ゲボ

ゲボを吐くほどではない。
哀しみに身体がついていけていないだけだ。
致し方なく、受け入れるしかないだろう。
胸が締め付けられるような感覚と、体調不良の重なりだ。

自分が、一つの事象に過ぎなかったこと、もしくは過ぎなくなったことが悲しくて、物事は無意味で不条理だということが堪らなく悲しい。
もともとそうだったのだけど、そうじゃないと思えただけで、愛には価値があるというものだ。

今日のことを20年、30年と忘れないでいられるだろうか。
昔より随分、物事の密度が減った。いいや、物事の密度なんてものは変わっていない。
私の目が腐っただけだ。
私の心が錆びただけだ。

みんながみんな必死に生きている。
軽薄に見える人だって、一生懸命に軽薄であろうと努めているだけだ。

いつからひりつくことを良しとしなくなった。いつから穏やかさを美徳と考えた。美徳だったから穏やかになったわけではなく、穏やかになったから美徳としたんだろう。
いつから自分を信じられなくなった。
いつから自分を見捨てたのか。
見捨てた割には引きずり過ぎじゃないのか。
信じられなくなったから、引きずり始めたのか。

アルコールが麻痺させるのは脳みそで、脳みそが麻痺すれば感情は減る、と思ったが、そうではなかった。助けにはなったが。
実のところ、ただ、運動しているか、否か、という単純なことの方が大きく作用している。
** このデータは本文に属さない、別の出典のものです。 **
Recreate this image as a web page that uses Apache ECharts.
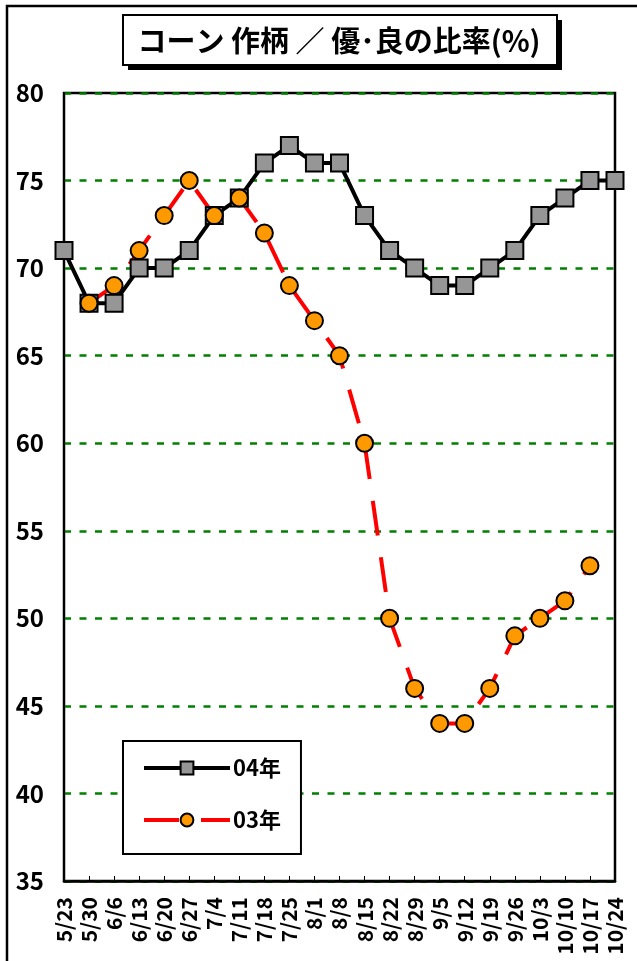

よく乗り越えられたな、と思った夜があった。もはや憶えていないけど。
だから今夜も大丈夫だ。

無我夢中で生きる人々の中に居て、私も間違いなくその中の一人で、私の人生がある。
一つの物語を持った人間であるだけだ。
大したことじゃない。
ゲボを吐くほどのことじゃない。

読んでいただきありがとうございます。血が沸騰していますので、本当にありがとうございます。